But these institutions are also guilty of institutional sexism. Far from reducing stigma, the orthodoxy that says that HIV is mainly transmitted by heterosexual sex in developing countries stigmatizes women more than it stigmatizes men. How are HIV positive women supposed to see themselves in the light of this kind of orthodoxy? What options do they have to defend themselves from the implication that they are promiscuous? And how do they explain their positive HIV status to their husbands when they find that they are infected when their husband is not?

The orthodox view, the racist and sexist orthodox view, says that the majority of people infected, including the 53% of married HIV positive women, were infected by having unsafe sex of some kind. Some HIV positive women with HIV positive husbands are not even infected by their husbands because they are infected with a different genetic strain of the virus. All these women and men are tarred with the same brush, stigmatized by the very institutions that use public money, ostensibly, to reduce stigma, to reduce HIV transmission, to find out why HIV is being transmitted at such high rates in some countries and not in others.

We can offer HIV positive people in developing countries some hope of not being stigmatized. But only if we accept that the behavioural paradigm is wrong, that we don't yet know why people are being infected in such huge numbers. We can offer then a thorough investigation of the non-sexual modes of transmission, because this is clearly relevant. We just don't know the significance of non-sexual transmission yet and that is because we, or at least UNAIDS, the WHO and CDC, have steadfastly refused to investigate properly why HIV transmission is still so high in some countries. We behave like people who don't know anything about HIV transmission. But, in reality, we know the behavioural paradigm is a piece of racist and sexist nonsense.

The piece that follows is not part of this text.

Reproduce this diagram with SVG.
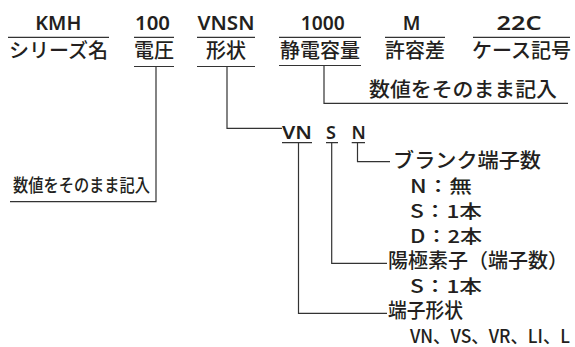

Are we going to continue to allow people to become infected with a chronic and life threatening illness, even though we know that our policies are based on prejudice rather than on scientific knowledge? How do we face off the charges of institutional racism and sexism that we are so clearly guilty of? Or do we need to go through a process of truth and reconciliation, where the movers and shakers of the HIV industry are allowed to admit their abject failure and promise to eradicate racism and sexism from their institutions? This is not a time for professional, political or religious pride: until we admit we were wrong, we will continue to allow people to suffer and die.